Um die Kontinuität eines aufgeklärten Widerstandes gegen die Atomlobby zu gewährleisten, braucht es Gegenexperten wie sie beispielsweise in Toblach versammelt sind. Aber gerade während der Toblacher Gespräche war auch oft zu hören, daß der einzelen Gegenexperte oft zu isoliert arbeiten muß oder gar diszipliniert wird.

Das ist von Land zu Land natürlich verschieden. In den USA und den angelsächsischen Ländern gibt es eine regelrechte Tradition des Gegenexpertentums. Die Wurzeln liegen im Engagement von Bürgerrechtlern in den Kommunen. Dort kann von einer Diskriminierung kritischer Wissenschaftler nicht in dem Maße wie bei uns die Rede sein. Die Reaktion des Establishments in der BRD war ja zunächst die, kritische Experten wissenschaftlich oder zumindest persönlich massiv zu diskreditieren. Zwar gibt es solche Versuche immer noch, doch hat sich die Lage der kritischen Experten einigermaßen konsolidiert. Nicht zuletzt dadurch, daß sich im politischen Raum Kräfte festgesetzt haben, die für Umweltbelange eintreten.
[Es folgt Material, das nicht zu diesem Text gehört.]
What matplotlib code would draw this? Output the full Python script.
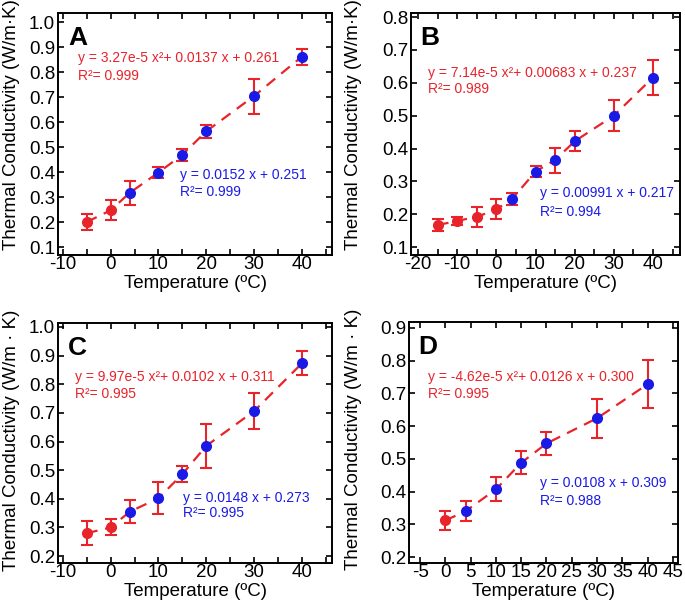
import numpy as np
import matplotlib
matplotlib.use('Agg')
import matplotlib.pyplot as plt
from matplotlib.ticker import MultipleLocator, FormatStrFormatter

plt.rcParams['font.family'] = ['Liberation Sans', 'DejaVu Sans']
plt.rcParams['axes.unicode_minus'] = False

# ---- data ----
tA = [-5, 0, 4, 10, 15, 20, 30, 40]
kA = [0.200, 0.247, 0.317, 0.398, 0.469, 0.563, 0.704, 0.862]
eA = [0.033, 0.040, 0.049, 0.023, 0.024, 0.025, 0.070, 0.032]

tB = [-15, -10, -5, 0, 4, 10, 15, 20, 30, 40]
kB = [0.167, 0.180, 0.192, 0.215, 0.246, 0.330, 0.365, 0.422, 0.500, 0.616]
eB = [0.018, 0.012, 0.030, 0.030, 0.018, 0.018, 0.038, 0.030, 0.048, 0.053]

tC = [-5, 0, 4, 10, 15, 20, 30, 40]
kC = [0.280, 0.300, 0.355, 0.402, 0.486, 0.585, 0.706, 0.873]
eC = [0.042, 0.028, 0.040, 0.055, 0.029, 0.077, 0.062, 0.042]

tD = [0, 4, 10, 15, 20, 30, 40]
kD = [0.312, 0.340, 0.407, 0.488, 0.547, 0.624, 0.728]
eD = [0.029, 0.030, 0.037, 0.035, 0.035, 0.060, 0.073]

quad_txt = ['y = 3.27e-5 x²+ 0.0137 x + 0.261',
            'y = 7.14e-5 x²+ 0.00683 x + 0.237',
            'y = 9.97e-5 x²+ 0.0102 x + 0.311',
            'y = -4.62e-5 x²+ 0.0126 x + 0.300']
quad_r2 = ['R²= 0.999', 'R²= 0.989', 'R²= 0.995', 'R²= 0.995']
lin_txt = ['y = 0.0152 x + 0.251', 'y = 0.00991 x + 0.217',
           'y = 0.0148 x + 0.273', 'y = 0.0108 x + 0.309']
lin_r2 = ['R²= 0.999', 'R²= 0.994', 'R²= 0.995', 'R²= 0.988']
letters = ['A', 'B', 'C', 'D']

RED = '#e8232a'
BLUE = '#1a1ae6'

fig = plt.figure(figsize=(6.85, 6.11), dpi=100)

panels = [
	dict(rect=[0.0847, 0.5826, 0.400, 0.396], t=tA, k=kA, e=eA, xlim=(-11, 46.3), ylim=(0.068, 1.036),
		 yt=np.arange(0.1, 1.01, 0.1), xmaj=10, xmin=5, unit='(W/m·K)', lx=-0.139, ly=0.541,
		 red=(0.073, 0.814, 0.740), blue=(0.445, 0.330, 0.260)),
	dict(rect=[0.600, 0.5826, 0.3927, 0.396], t=tB, k=kB, e=eB, xlim=(-21.8, 46.9), ylim=(0.076, 0.812),
		 yt=np.arange(0.1, 0.81, 0.1), xmaj=10, xmin=5, unit='(W/m·K)', lx=-0.182, ly=0.541,
		 red=(0.063, 0.752, 0.686), blue=(0.480, 0.256, 0.178)),
	dict(rect=[0.0847, 0.0786, 0.400, 0.3928], t=tC, k=kC, e=eC, xlim=(-11, 46.3), ylim=(0.176, 1.014),
		 yt=np.arange(0.2, 1.01, 0.1), xmaj=10, xmin=5, unit='(W/m · K)', lx=-0.139, ly=0.5125,
		 red=(0.062, 0.775, 0.704), blue=(0.456, 0.270, 0.208)),
	dict(rect=[0.597, 0.0786, 0.3927, 0.3944], t=tD, k=kD, e=eD, xlim=(-7.2, 46), ylim=(0.182, 0.918),
		 yt=np.arange(0.2, 0.91, 0.1), xmaj=5, xmin=5, unit='(W/m · K)', lx=-0.175, ly=0.5125,
		 red=(0.070, 0.770, 0.700), blue=(0.487, 0.332, 0.257)),
]

for i, p in enumerate(panels):
	ax = fig.add_axes(p['rect'])
	t = np.array(p['t'])
	k = np.array(p['k'])
	e = np.array(p['e'])

	# dashed guide line through the points
	ax.plot(t, k, '--', color=RED, lw=1.6, dashes=(5, 3.5), zorder=1)
	ax.errorbar(t, k, yerr=e, fmt='none', ecolor=RED, elinewidth=1.5,
				capsize=4.5, capthick=1.5, zorder=2)
	cold = t <= 0
	ax.plot(t[cold], k[cold], 'o', color=RED, ms=7, zorder=3)
	ax.plot(t[~cold], k[~cold], 'o', color=BLUE, ms=7, zorder=3)

	ax.set_xlim(*p['xlim'])
	ax.set_ylim(*p['ylim'])
	ax.set_yticks(p['yt'])
	ax.yaxis.set_major_formatter(FormatStrFormatter('%.1f'))
	ax.xaxis.set_major_locator(MultipleLocator(p['xmaj']))
	ax.xaxis.set_minor_locator(MultipleLocator(p['xmin']))
	ax.tick_params(which='both', direction='in', top=True, right=True,
				   labelsize=13.5, width=1.2, length=4)
	ax.tick_params(axis='x', pad=1)
	ax.tick_params(axis='y', pad=2)
	for s in ax.spines.values():
		s.set_linewidth(1.4)

	ax.set_xlabel('Temperature (ºC)', fontsize=13.5, labelpad=1)
	ax.set_ylabel('Thermal Conductivity ' + p['unit'], fontsize=13.5)
	ax.yaxis.set_label_coords(p['lx'], p['ly'])

	ax.text(0.036, 0.895, letters[i], transform=ax.transAxes, fontsize=19,
			fontweight='bold', va='center', ha='left')
	rx, ry1, ry2 = p['red']
	ax.text(rx, ry1, quad_txt[i], transform=ax.transAxes, color=RED, fontsize=10, va='center')
	ax.text(rx, ry2, quad_r2[i], transform=ax.transAxes, color=RED, fontsize=10, va='center')
	bx, by1, by2 = p['blue']
	ax.text(bx, by1, lin_txt[i], transform=ax.transAxes, color=BLUE, fontsize=10, va='center')
	ax.text(bx, by2, lin_r2[i], transform=ax.transAxes, color=BLUE, fontsize=10, va='center')

fig.savefig('out.png', dpi=100)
Zunächst die Grünen, zunehmend dann auch die SPD haben dafür gesorgt, daß zum Beispiel in parlamentarischen Anhörungen Gegenexperten auftreten. Auch bei den bürgerlichen Parteien wird inzwischen zuweilen nach der Meinung des Ökoinstituts gefragt. So kommt allmählich eine gewisse „Respektierlichkeit“ zustande.

Was erwarten Sie sich davon, falls es nach den Bundestagswahlen 1990 eine rot-grüne Koalition gibt?

Meine Position ist selbstredend aus politischen Motiven die, daß ich mir eine rot-grüne Koalition wünsche und sie auch unterstütze, wie ich es bereits in Hessen getan habe. Selbstverständlich erwarte ich von so einer Koalition keine Wunder und habe nicht die Illusion, daß eine großartige ökologische Wende eingeleitet wird. Die Macht der Politiker ist im wirtschaftlichen Bereich, der letztlich die ökologischen Probleme hervorbringt, doch ziemlich begrenzt. Politik in diesem Bereich kann dann am meisten erreichen, wenn es auch massiven Druck aus der Bevölkerung gibt. Es ist die Dialektik zwischen Basisbewegung und umweltbewußten Politikern, die hier als treibende Kraft wirken muß.